EXERCISE GOAL: Look through the lines below and extract each one that contains "this".

DATA TO USE:

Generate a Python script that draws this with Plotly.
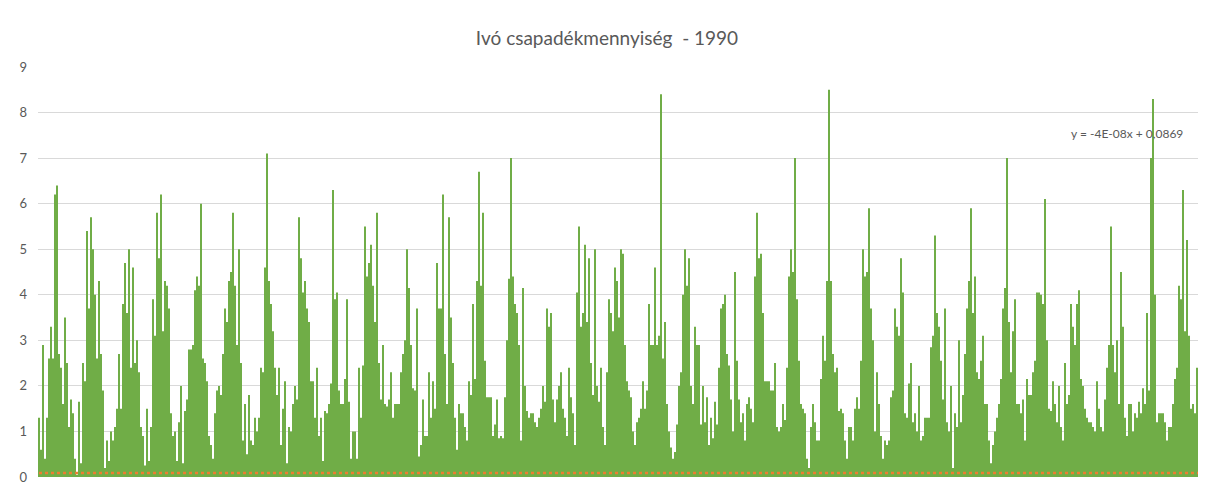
--
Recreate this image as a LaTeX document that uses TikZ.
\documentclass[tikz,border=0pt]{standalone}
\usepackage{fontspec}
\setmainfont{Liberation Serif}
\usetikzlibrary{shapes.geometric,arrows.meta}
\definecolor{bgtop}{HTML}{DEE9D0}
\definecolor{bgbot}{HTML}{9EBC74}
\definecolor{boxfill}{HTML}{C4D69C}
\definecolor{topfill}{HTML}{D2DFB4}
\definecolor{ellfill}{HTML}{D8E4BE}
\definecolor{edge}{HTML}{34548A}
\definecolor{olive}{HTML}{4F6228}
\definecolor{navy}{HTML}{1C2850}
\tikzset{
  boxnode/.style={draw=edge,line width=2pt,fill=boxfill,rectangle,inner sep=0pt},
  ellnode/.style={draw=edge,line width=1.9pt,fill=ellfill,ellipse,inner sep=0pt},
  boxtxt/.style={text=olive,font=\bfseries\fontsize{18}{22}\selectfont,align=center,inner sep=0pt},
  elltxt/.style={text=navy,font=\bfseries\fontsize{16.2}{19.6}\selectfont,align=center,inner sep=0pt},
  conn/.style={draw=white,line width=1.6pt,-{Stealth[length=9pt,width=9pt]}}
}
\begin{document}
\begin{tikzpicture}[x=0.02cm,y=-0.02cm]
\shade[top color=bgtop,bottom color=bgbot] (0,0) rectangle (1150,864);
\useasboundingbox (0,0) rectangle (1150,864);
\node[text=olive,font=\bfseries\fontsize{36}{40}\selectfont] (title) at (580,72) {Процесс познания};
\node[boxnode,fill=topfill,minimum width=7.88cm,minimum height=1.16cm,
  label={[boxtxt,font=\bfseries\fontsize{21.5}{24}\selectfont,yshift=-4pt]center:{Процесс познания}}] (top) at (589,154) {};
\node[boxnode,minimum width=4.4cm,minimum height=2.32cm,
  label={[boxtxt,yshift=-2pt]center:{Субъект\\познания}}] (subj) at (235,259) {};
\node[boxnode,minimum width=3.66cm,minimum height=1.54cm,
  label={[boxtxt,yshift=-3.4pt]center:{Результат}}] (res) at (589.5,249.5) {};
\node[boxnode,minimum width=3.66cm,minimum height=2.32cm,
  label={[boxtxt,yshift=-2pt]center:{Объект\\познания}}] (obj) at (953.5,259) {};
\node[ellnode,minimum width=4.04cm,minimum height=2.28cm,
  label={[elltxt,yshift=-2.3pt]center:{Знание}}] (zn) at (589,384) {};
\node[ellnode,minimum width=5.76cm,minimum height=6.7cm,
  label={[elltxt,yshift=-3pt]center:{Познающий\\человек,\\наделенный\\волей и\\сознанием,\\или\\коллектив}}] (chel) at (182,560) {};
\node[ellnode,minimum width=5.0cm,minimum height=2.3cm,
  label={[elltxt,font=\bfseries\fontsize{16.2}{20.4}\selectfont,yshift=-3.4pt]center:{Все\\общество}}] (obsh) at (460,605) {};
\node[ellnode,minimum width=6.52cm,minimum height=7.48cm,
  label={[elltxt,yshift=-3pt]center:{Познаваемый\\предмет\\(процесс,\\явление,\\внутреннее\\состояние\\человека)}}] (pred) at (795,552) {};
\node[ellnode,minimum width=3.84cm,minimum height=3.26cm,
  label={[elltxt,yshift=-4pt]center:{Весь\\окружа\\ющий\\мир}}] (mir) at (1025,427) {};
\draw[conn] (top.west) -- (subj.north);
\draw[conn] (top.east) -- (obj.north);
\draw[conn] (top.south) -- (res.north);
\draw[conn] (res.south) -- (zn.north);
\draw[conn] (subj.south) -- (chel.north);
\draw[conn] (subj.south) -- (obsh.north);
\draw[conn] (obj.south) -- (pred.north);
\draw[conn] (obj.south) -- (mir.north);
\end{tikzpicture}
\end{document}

WRITTEN ANSWER:
Generate a Python script that draws this with Plotly.
Recreate this image as a LaTeX document that uses TikZ.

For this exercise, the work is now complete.